If you're pushing current bandwidth above 3 kHz on a compact actuator, add a notch filter at the identified torsional resonance. A second-order IIR at 120 Hz mechanical — which is 840 Hz electrical at 7 pole pairs — with a Q of 6.0 and depth of -18 dB provides adequate resonance suppression without meaningfully degrading step response below 50 Hz.
Practical Starting Points for the TK Series
These are the register settings we ship from the factory for the TK-120. They are starting points, not finals. Any motor installation with a different attached inertia or gearbox compliance will need iteration.
// TK-120 factory FOC defaults (firmware v1.4.x)
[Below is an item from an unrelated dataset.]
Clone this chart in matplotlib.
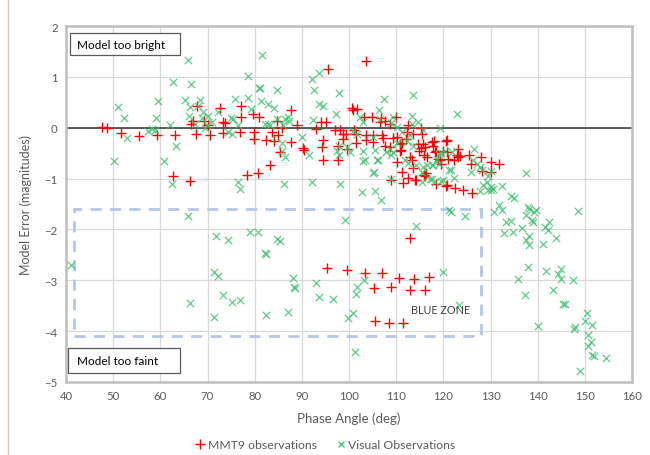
import matplotlib
matplotlib.use('Agg')
import matplotlib.pyplot as plt
from matplotlib.patches import Rectangle
from matplotlib.lines import Line2D

plt.rcParams['font.family'] = ['Lato', 'DejaVu Sans']

# MMT9 observations (phase angle, model error)
mmt9_x = [47.6, 48.6, 51.7, 55.5, 59.2, 63.2, 67.5, 70.5, 66.5, 67.0, 67.7, 69.3, 70.0, 72.6,
          73.3, 73.7, 73.3, 76.9, 77.2, 77.2, 79.6, 79.9, 79.9, 62.7, 66.3, 78.3, 80.8,
          81.0, 84.7, 85.7, 83.6, 85.0, 82.5, 84.1, 87.6, 85.4, 83.2, 87.8, 88.9, 90.3, 90.5,
          92.9, 94.0, 95.1, 94.4, 94.2, 94.5, 97.6, 95.5, 97.0, 98.1, 98.7, 97.7, 99.6, 98.8,
          99.4, 103.6, 100.6, 101.6, 100.9, 101.1, 101.5, 101.5,
          103.2, 104.8, 106.7, 106.6, 107.6, 109.9, 108.7, 112.6, 115.3, 115.5,
          103.6, 103.7, 105.0, 105.1, 106.9, 107.3, 107.6, 109.4, 110.1, 108.7, 111.2, 112.1,
          112.2, 113.6, 111.0, 112.9, 114.7, 115.2, 115.6, 115.9, 117.5, 118.2, 117.9, 119.9,
          120.7, 119.3, 119.6, 110.1, 111.2, 113.6, 115.9, 116.3, 108.9, 111.5, 114.0, 120.7,
          110.8, 110.8, 114.9, 116.1, 116.5, 118.4, 118.9, 122.8, 123.2, 121.0, 113.3, 112.6,
          114.2, 116.1, 118.4, 120.6, 122.5, 118.0, 120.6, 120.8, 123.2, 123.5, 125.5, 128.0,
          125.8, 130.0, 131.9, 128.1, 130.2, 124.2, 126.0, 122.3,
          113.0, 95.3, 99.6, 103.4, 107.1, 110.7, 113.7, 116.9, 105.3, 109.0, 112.9, 116.1,
          105.6, 108.5, 111.5]
mmt9_y = [0.01, 0.0, -0.10, -0.16, -0.15, -0.15, -0.13, -0.15, 0.08, 0.14, 0.43, 0.14, 0.05, 0.39,
          0.12, 0.09, -0.10, -0.09, 0.43, 0.22, 0.27, -0.09, -0.23, -0.94, -1.04, -0.92, -0.90,
          0.22, 0.14, 0.0, -0.09, -0.15, -0.24, -0.27, -0.29, -0.48, -0.73, 0.34, 0.06, -0.40, -0.43,
          -0.02, 0.11, 0.11, -0.24, -0.38, -0.64, -0.64, 1.15, -0.04, -0.05, -0.22, -0.36, -0.41, -0.12,
          -0.12, 1.31, 0.39, 0.37, 0.34, -0.05, -0.12, -0.31,
          0.22, 0.21, 0.19, 0.11, 0.14, 0.21, 0.08, 0.05, -0.01, -0.12,
          -0.15, -0.25, -0.14, -0.29, -0.14, -0.20, -0.35, -0.20, -0.18, -0.38, -0.30, -0.23,
          -0.08, -0.13, -0.43, -0.58, -0.33, -0.39, -0.33, -0.53, -0.28, -0.47, -0.35, -0.45,
          -0.25, -0.64, -0.71, -0.67, -0.87, -0.79, -0.92, -0.90, -1.03, -1.08, -1.03, -1.13,
          -0.33, -0.45, -0.45, -0.38, -0.58, -0.45, -0.61, -0.54, -0.41, -0.61, -0.64, -0.99,
          -1.02, -0.94, -1.10, -1.15, -1.18, -0.27, -0.27, -0.48, -0.58, -0.56, -0.54, -0.58,
          -0.71, -0.67, -0.71, -0.86, -0.88, -1.23, -1.28, -0.64,
          -2.16, -2.76, -2.79, -2.86, -2.86, -2.95, -2.97, -2.93, -3.15, -3.14, -3.20, -3.19,
          -3.80, -3.84, -3.84]

# Visual observations
vis_x = [41.0, 50.2, 51.1, 52.2, 53.0, 57.4, 58.2, 58.9, 59.6, 59.1, 60.8, 62.0, 62.4, 62.7,
         63.3, 65.3, 65.9, 66.4, 66.3, 66.1, 68.0, 68.4, 69.1, 68.8, 70.2, 67.3, 69.8, 69.5,
         70.9, 72.3, 75.8, 78.6, 79.2, 75.0, 75.5, 74.4, 75.1, 76.4, 76.5, 76.9, 78.5, 80.9, 65.9,
         71.8, 74.4, 79.0, 80.7, 71.4, 72.2, 66.3, 73.3, 75.3, 76.9, 71.3,
         106.7, 99.1, 114.1, 121.1, 84.8, 85.4, 82.2, 82.4, 88.1, 88.4, 88.6, 93.0, 93.7, 96.6,
         82.5, 87.0, 103.1, 101.8, 101.5, 100.9, 99.7, 101.3, 119.9, 123.4,
         135.8, 137.3, 143.3, 144.9, 147.4, 145.3, 145.9, 140.1, 150.4, 150.0, 151.6, 147.6,
         148.0, 150.6, 151.3, 150.6, 151.6, 151.9, 154.4, 149.0,
         123.0, 119.3, 137.5, 148.5, 132.5, 134.3, 135.0, 131.7, 130.7, 132.5, 137.9, 138.1,
         139.6, 139.3, 137.5, 138.9, 139.1, 133.2, 134.4, 136.6, 132.9, 134.7, 141.5, 142.1,
         142.3, 143.9, 138.1, 137.5, 138.2, 141.1, 124.6, 121.6, 138.0, 141.8, 144.4, 144.9,
         126.6, 126.3, 127.1, 127.8, 128.1, 125.8, 129.5, 130.1, 129.2, 128.5, 130.2, 130.6,
         127.8, 129.5, 130.1, 122.3, 121.6, 120.0, 117.5, 117.9, 119.1, 120.3, 121.8, 119.1,
         81.5, 81.1, 81.3, 84.7, 82.9, 84.1, 82.9, 83.2, 82.2, 84.7, 86.4, 87.0, 86.1, 87.3,
         85.7, 85.7, 86.4, 90.0, 91.6, 86.3, 92.1, 93.7, 92.6, 93.7, 94.5, 92.3, 97.8, 97.2,
         97.9, 97.4, 99.6, 100.2, 97.9, 92.1, 98.1, 100.8, 101.6, 102.3, 103.0, 102.9, 105.9,
         105.3, 102.7, 105.5, 106.4, 107.4, 105.1, 105.5, 107.8, 109.4, 113.3, 113.5, 109.0,
         110.1, 112.2, 113.5, 109.4, 111.9, 112.6, 114.3, 115.4, 116.5, 117.5, 118.6, 119.5,
         115.4, 118.2, 119.6, 121.3, 108.9, 106.6, 113.3, 114.7, 110.1, 111.2, 112.9, 115.7,
         103.0, 103.4, 106.2, 108.7, 109.0, 105.1, 115.7, 117.2]
vis_y = [-2.70, -0.66, 0.41, 0.20, -0.20, -0.07, -0.02, -0.04, 0.52, 0.20, -0.66, 0.05, -1.10, 0.90,
         -0.36, 0.55, 1.34, 0.86, 0.41, 0.24, 0.43, 0.54, 0.31, 0.19, 0.23, 0.08, 0.05, -0.01,
         0.11, 0.31, 0.57, 0.59, 0.36, 0.19, 0.18, -0.08, -0.12, 0.05, -1.07, -1.20, 1.01, 0.79, -1.74,
         -2.12, -2.21, -2.05, -2.05, -2.84, -2.91, -3.45, -3.28, -3.43, -3.38, -3.73,
         -1.43, -1.82, -1.93, -1.62, -2.18, -2.23, -2.46, -2.48, -2.95, -3.13, -3.16, -3.05, -3.33, -3.37,
         -3.68, -3.62, -3.0, -3.13, -3.27, -3.65, -3.75, -4.41, -2.84, -3.49,
         -2.97, -3.28, -3.20, -2.97, -3.0, -3.47, -3.46, -3.90, -3.65, -3.80, -3.88, -3.95,
         -3.92, -4.07, -4.21, -4.30, -4.46, -4.48, -4.52, -4.79,
         0.26, 0.0, -0.89, -1.64, -1.15, -1.34, -1.38, -1.51, -1.66, -1.62, -1.56, -1.59,
         -1.61, -1.66, -1.72, -1.82, -1.85, -1.85, -1.83, -1.98, -2.08, -2.05, -1.95, -2.02,
         -1.85, -2.17, -2.12, -2.21, -2.30, -2.29, -1.73, -1.66, -2.74, -2.82, -2.87, -2.78,
         -0.41, -0.64, -0.71, -0.77, -0.84, -0.87, -0.94, -0.86, -1.07, -1.13, -1.17, -1.21,
         -1.25, -1.23, -1.23, -0.98, -0.83, -1.03, -1.0, -0.74, -0.72, -0.45, -0.48, -0.51,
         1.43, 0.79, 0.52, 0.75, 0.47, 0.39, 0.08, 0.05, 0.07, 0.18, 0.18, 0.21, 0.05, 0.14,
         -0.31, -0.45, -0.58, -0.18, -0.53, -1.10, 0.96, 1.07, 0.75, 0.47, 0.43, 0.16, 0.69, 0.26,
         -0.35, -0.45, -0.38, -0.48, -0.54, -1.07, -1.10, -0.07, -0.12, 0.21, 0.11, -0.66, -0.64,
         -0.88, -1.26, -1.24, 0.34, 0.57, -0.18, -0.43, -0.48, 0.21, 0.23, 0.65, 0.09,
         -0.31, -0.27, -0.35, -0.48, -0.64, -0.69, -0.74, -0.87, -0.74, -0.74, -0.61, -0.50,
         -1.07, -1.07, -1.05, -0.83, -1.0, 0.18, 0.08, 0.11, 0.01, -0.08, -0.15, -0.05,
         -0.45, -0.64, -0.64, -0.41, -0.54, -0.89, -0.77, -1.0]

red = '#FF0000'
green = '#3DBE6E'
gray = '#595959'

fig = plt.figure(figsize=(6.5, 4.56), dpi=100)
ax = fig.add_axes([66 / 650, 1 - 383 / 456, 566 / 650, 356 / 456])

ax.set_xlim(40, 160)
ax.set_ylim(-5, 2)
ax.set_xticks(range(40, 161, 10))
ax.set_yticks(range(-5, 3))
ax.grid(True, color='#D9D9D9', lw=0.9)
ax.set_axisbelow(True)
ax.tick_params(length=0, labelsize=8.2, colors=gray, pad=6)
for s in ax.spines.values():
    s.set_color('#BFBFBF')
    s.set_linewidth(1.8)

ax.axhline(0, color='#404040', lw=1.2, zorder=1)

ax.scatter(mmt9_x, mmt9_y, marker='+', s=55, color=red, lw=1.0, zorder=3)
ax.scatter(vis_x, vis_y, marker='x', s=28, color=green, lw=0.9, alpha=0.8, zorder=3)

# blue zone
ax.add_patch(Rectangle((41.8, -4.1), 128 - 41.8, 2.5, fill=False, ec='#B4C7E7',
                       lw=2.0, ls=(0, (4, 3)), zorder=2))
ax.text(113.2, -3.57, 'BLUE ZONE', fontsize=7.8, color='#404040', va='center', zorder=4)

# text boxes
ax.add_patch(Rectangle((0.007, 0.918), 0.195, 0.062, transform=ax.transAxes,
                       fc='white', ec=gray, lw=0.9, zorder=5))
ax.text(0.02, 0.949, 'Model too bright', transform=ax.transAxes, fontsize=8.5,
        color='black', va='center', zorder=6)
ax.add_patch(Rectangle((0.004, 0.024), 0.197, 0.071, transform=ax.transAxes,
                       fc='white', ec=gray, lw=0.9, zorder=5))
ax.text(0.02, 0.06, 'Model too faint', transform=ax.transAxes, fontsize=8.5,
        color='black', va='center', zorder=6)

ax.set_xlabel('Phase Angle (deg)', fontsize=9.5, color=gray, labelpad=7)
ax.set_ylabel('Model Error (magnitudes)', fontsize=9, color=gray, labelpad=9)

handles = [Line2D([], [], ls='', marker='+', color=red, ms=7, mew=1.0),
           Line2D([], [], ls='', marker='x', color=green, ms=5, mew=0.9)]
leg = fig.legend(handles, ['MMT9 observations', 'Visual Observations'], loc='center',
                 bbox_to_anchor=(0.5, 1 - 446 / 456), ncol=2, frameon=False, fontsize=8.8,
                 handletextpad=0.1, columnspacing=1.5, handlelength=1.0)
for t in leg.get_texts():
    t.set_color(gray)

fig.add_artist(Line2D([8 / 650, 8 / 650], [0, 1], color='#D9CBB0', lw=1.0))

fig.savefig('out.png', dpi=100)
// All values in SI units unless noted
FOC_CURRENT_LOOP_KP = 0.82 // [V/A]
FOC_CURRENT_LOOP_KI = 1250 // [V/A/s]
FOC_AW_TRACKING_TC = 0.0008 // [s] back-calculation Tt
FOC_ALIGN_ELEC_OFFSET =
FOC_CROSSOVER_HZ_TARGET = 2500 // [Hz] verify with Bode sweep
FOC_NOTCH_FREQ_HZ = 0 // [Hz] set if resonance identified
FOC_NOTCH_Q = 6.0
FOC_SVPWM_OVERMOD = 0 // 0=linear region, 1=overmod permitted Space vector modulation overmodulation (SVPWM_OVERMOD = 1) extends effective voltage utilization by about 15% by allowing the output vector to enter the non-linear region of the hexagon. It helps at peak torque demand, but it introduces 5th and 7th harmonic current injection that slightly elevates torque ripple. For manipulation tasks requiring fine torque resolution, keep overmodulation disabled. Enable it only for peak-torque emergency operations.
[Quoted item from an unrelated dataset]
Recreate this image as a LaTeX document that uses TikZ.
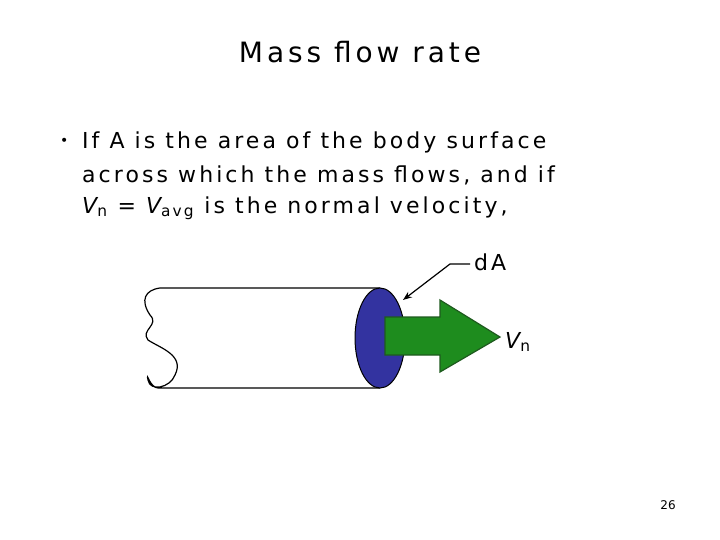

FOC tuning is iterative. The sequence that works: align encoder, set modest gains, verify stability across the operating speed range, tighten gains until resonance appears, back off 6 dB, add notch if needed. There is no shortcut. But the reward — a current loop that tracks a sinusoidal reference at 2.5 kHz with less than 5° phase lag and sub-1% torque ripple — makes every manipulation trajectory smoother from the first test run.